Warwickshire, England

The Telegraph, telegraph.co.uk
Paul Greaves worked as a financial advisor for Warwickshire Police’s Serious Organised Crime Team Photo: PA

A senior detective stole £113,000 from the evidence room at a police headquarters and spent the money gambling on horse racing, a court has heard.

Paul Greaves, 56, who worked as a financial advisor for Warwickshire Police’s Serious Organised Crime Team, is accused of taking the money after it was seized by officers in a raid on a farm in June 2009.

A jury was told Mr Greaves, who had significant debts, then laundered the money by gambling on horse racing.

Opening the case against him at Birmingham Crown Court prosecutor Simon Davis said Mr Greaves had been able to deposit significant amounts of cash in his bank account despite his finances being in a parlous state.

Mr Davis said: “He's told the investigation he was a winning gambler and the money going in to his account was from betting. He did bet, no issue about that, but he was a loser.

“In a nutshell the money going in to his account can't be explained by his betting because he was losing more than he was winning. His betting, we say, was a way of laundering the cash.

“If you bet on favourites every day at the horses, you'll make a loss of seven per cent.

“So if you bet £100,000, you get £93,000 back and that's something you’re going to be able to grapple with.”

The jury heard that Mr Greaves was in charge of the money which was stored in a red metal box in the exhibit room at the Warwickshire force HQ in Leek Wootton.

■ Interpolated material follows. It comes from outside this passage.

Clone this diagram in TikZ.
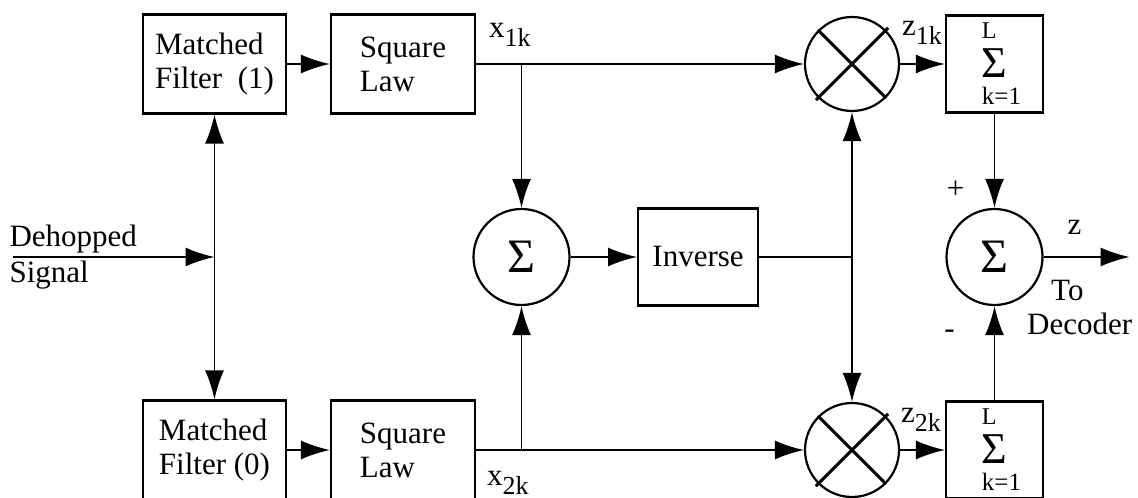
\documentclass[tikz,border=0pt]{standalone}
\usepackage{fontspec}
\setmainfont{Liberation Serif}
\usetikzlibrary{arrows.meta,positioning}
\newcommand{\sbs}[1]{\raisebox{-4.5pt}{\fontsize{13}{13}\selectfont #1}}
\newcommand{\accsum}{\hspace*{7pt}\vbox{\offinterlineskip
  \hbox{\fontsize{12}{12}\selectfont L}\kern5pt
  \hbox{\fontsize{22}{22}\selectfont Σ}\kern5pt
  \hbox{\fontsize{12.5}{12}\selectfont k=1}}}

\begin{document}
\begin{tikzpicture}[>={Latex[length=14.5pt,width=9.5pt]},line width=0.9pt,
  font=\fontsize{15.5}{17}\selectfont,
  box/.style={draw,line width=1.1pt,align=left,minimum width=72pt,minimum height=49.5pt,inner sep=0pt},
  ring/.style={draw,line width=1.1pt,circle,minimum size=47pt,inner sep=0pt},
  lab/.style={inner sep=0pt},
  xline/.style={line width=1.5pt,shorten <=-1.5pt,shorten >=-1.5pt}]
\useasboundingbox (0,0) rectangle (569pt,-248.5pt);
\node (mfone) [box,minimum width=71.5pt] at (107.25pt,-32pt) {Matched\\Filter\ \ (1)};
\node (sqone) [box,right=21.4pt of mfone] {Square\\Law};
\node (mulone) [ring,right=163.9pt of sqone] {};
\node (accone) [box,minimum width=48.5pt,minimum height=48.5pt,right=22.4pt of mulone] {\accsum};
\node (adder) [ring,minimum size=48pt] at (260.75pt,-128.5pt) {\fontsize{24}{24}\selectfont Σ};
\node (inverse) [box,minimum width=60pt,minimum height=48.5pt,right=33.2pt of adder] {Inverse};
\node (combiner) [ring,minimum size=48pt] at (accone |- adder) {\fontsize{24}{24}\selectfont Σ};
\node (mfzero) [box,minimum width=71.5pt,below=142.4pt of mfone] {Matched\\Filter (0)};
\node (sqzero) [box,right=21.4pt of mfzero] {Square\\Law};
\node (mulzero) [ring,right=163.9pt of sqzero] {};
\node (acczero) [box,minimum width=48.5pt,minimum height=48.5pt,right=22.4pt of mulzero] {\accsum};
\node (dehop) [align=left,anchor=west,font=\fontsize{15.5}{18}\selectfont] at (1pt,-128.5pt) {Dehopped\\Signal};
\foreach \m in {mulone,mulzero}
  \draw[xline] (\m.north west) -- (\m.south east) (\m.north east) -- (\m.south west);
\coordinate (src) at (6.5pt,-128.5pt);
\coordinate (split) at (mfone |- adder);
\coordinate (tapone) at (adder |- sqone);
\coordinate (tapzero) at (adder |- sqzero);
\coordinate (junc) at (mulone |- inverse);
\coordinate (out) at ([xshift=43pt]combiner.east);
\draw[->] (src) -- (split);
\draw[->] (split) -- (mfone);
\draw[->] (split) -- (mfzero);
\draw[->] (mfone) -- (sqone);
\draw[->] (mfzero) -- (sqzero);
\draw[->] (sqone) -- node[lab,pos=0,anchor=south west,xshift=6pt,yshift=8.5pt]{x\sbs{1k}} (mulone);
\draw[->] (sqzero) -- node[lab,pos=0,anchor=north west,xshift=5pt,yshift=-10pt]{x\sbs{2k}} (mulzero);
\draw[->] (tapone) -- (adder);
\draw[->] (tapzero) -- (adder);
\draw[->] (adder) -- (inverse);
\draw (inverse) -- (junc);
\draw[->] (junc) -- (mulone);
\draw[->] (junc) -- (mulzero);
\draw[->] (mulone) -- node[lab,pos=0,anchor=south west,xshift=0.5pt,yshift=9.5pt]{z\sbs{1k}} (accone);
\draw[->] (mulzero) -- node[lab,pos=0,anchor=south west,xshift=0pt,yshift=9pt]{z\sbs{2k}} (acczero);
\draw[->] (accone) -- node[lab,pos=0.81,left=14.6pt]{+} (combiner);
\draw[->] (acczero) -- node[lab,pos=0.7,left=19.4pt]{-} (combiner);
\draw[->] (combiner) -- node[lab,pos=0.36,above=11pt]{z}
  node[lab,pos=0.42,below=11pt,align=left]{\hspace*{12pt}To\\Decoder} (out);
\end{tikzpicture}
\end{document}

He insisted that the cash, which was in various foreign denominations, was not banked even though it was force policy to do so.

The officer even went to court every few months to persuade magistrates to allow the force to keep hold of the £113,000 under the Proceeds of Crime Act, jurors were told.

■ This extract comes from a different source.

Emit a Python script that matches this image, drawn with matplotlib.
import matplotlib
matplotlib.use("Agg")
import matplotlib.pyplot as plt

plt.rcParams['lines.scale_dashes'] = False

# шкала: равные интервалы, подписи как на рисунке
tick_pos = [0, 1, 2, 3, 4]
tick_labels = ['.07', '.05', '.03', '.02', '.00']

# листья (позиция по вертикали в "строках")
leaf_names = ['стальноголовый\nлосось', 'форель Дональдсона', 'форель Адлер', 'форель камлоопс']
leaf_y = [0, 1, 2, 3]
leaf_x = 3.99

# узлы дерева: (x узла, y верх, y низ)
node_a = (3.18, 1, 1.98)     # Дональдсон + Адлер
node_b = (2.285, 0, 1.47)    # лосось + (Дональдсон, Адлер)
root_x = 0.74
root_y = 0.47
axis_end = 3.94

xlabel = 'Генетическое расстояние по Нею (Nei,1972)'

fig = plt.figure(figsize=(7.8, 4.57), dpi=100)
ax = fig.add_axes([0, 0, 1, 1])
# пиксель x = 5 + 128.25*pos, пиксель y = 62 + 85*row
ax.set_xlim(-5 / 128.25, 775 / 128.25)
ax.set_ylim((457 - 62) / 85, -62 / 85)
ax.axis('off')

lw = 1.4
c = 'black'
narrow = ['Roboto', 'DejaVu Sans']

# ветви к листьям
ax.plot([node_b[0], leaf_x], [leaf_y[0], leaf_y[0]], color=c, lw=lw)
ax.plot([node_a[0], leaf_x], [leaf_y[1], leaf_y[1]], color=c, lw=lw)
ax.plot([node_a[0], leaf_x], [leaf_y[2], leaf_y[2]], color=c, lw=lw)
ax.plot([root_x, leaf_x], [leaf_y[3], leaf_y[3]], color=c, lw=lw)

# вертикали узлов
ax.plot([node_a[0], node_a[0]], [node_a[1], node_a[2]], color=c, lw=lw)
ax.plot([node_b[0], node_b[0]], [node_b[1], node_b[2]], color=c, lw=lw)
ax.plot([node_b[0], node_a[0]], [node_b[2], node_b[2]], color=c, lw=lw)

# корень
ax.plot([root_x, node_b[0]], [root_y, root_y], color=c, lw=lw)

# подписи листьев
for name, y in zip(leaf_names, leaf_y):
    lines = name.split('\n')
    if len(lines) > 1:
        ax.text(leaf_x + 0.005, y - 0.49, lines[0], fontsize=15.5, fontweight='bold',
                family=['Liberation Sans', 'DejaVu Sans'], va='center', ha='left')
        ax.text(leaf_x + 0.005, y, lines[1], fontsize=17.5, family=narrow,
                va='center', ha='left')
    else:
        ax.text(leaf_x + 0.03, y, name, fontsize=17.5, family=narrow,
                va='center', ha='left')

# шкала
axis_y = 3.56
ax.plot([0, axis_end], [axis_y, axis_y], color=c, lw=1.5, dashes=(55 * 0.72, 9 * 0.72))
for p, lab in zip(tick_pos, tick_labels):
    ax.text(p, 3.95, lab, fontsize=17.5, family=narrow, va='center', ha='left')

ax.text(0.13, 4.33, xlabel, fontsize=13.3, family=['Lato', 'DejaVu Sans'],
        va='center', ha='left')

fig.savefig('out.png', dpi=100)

It was only in September 2011, ten months after Mr Greaves retired, that it was realised the money was missing when a detective sergeant went to look for it in order to return it to the farm owners.

The jury of six men and six women were told Mr Greaves had various unsecured debts to the sum of £52,000 by July 2009.

When he was arrested he produced more than 200 betting slips claiming he had enjoyed gambling success thanks to some reliable tipsters.

But investigators found they were mainly photocopied winning slips which Mr Davis suggested Mr Greaves had carefully prepared in anticipation of being quizzed.

Mr Davis went on: “The impression being given to the police in interview was that I'm a successful gambler. The betting slips were analysed at length and he had staked about £15,000 on the 230 slips. In return he had received over £33,000 - profits of about £18,000.

"If that was what he was doing why were his finances in such a bad way if he was winning all that money?"

Mr Davis said Greaves, who denies theft, will claim somebody else had stolen the money.

The case, which is expected to last four weeks, continues.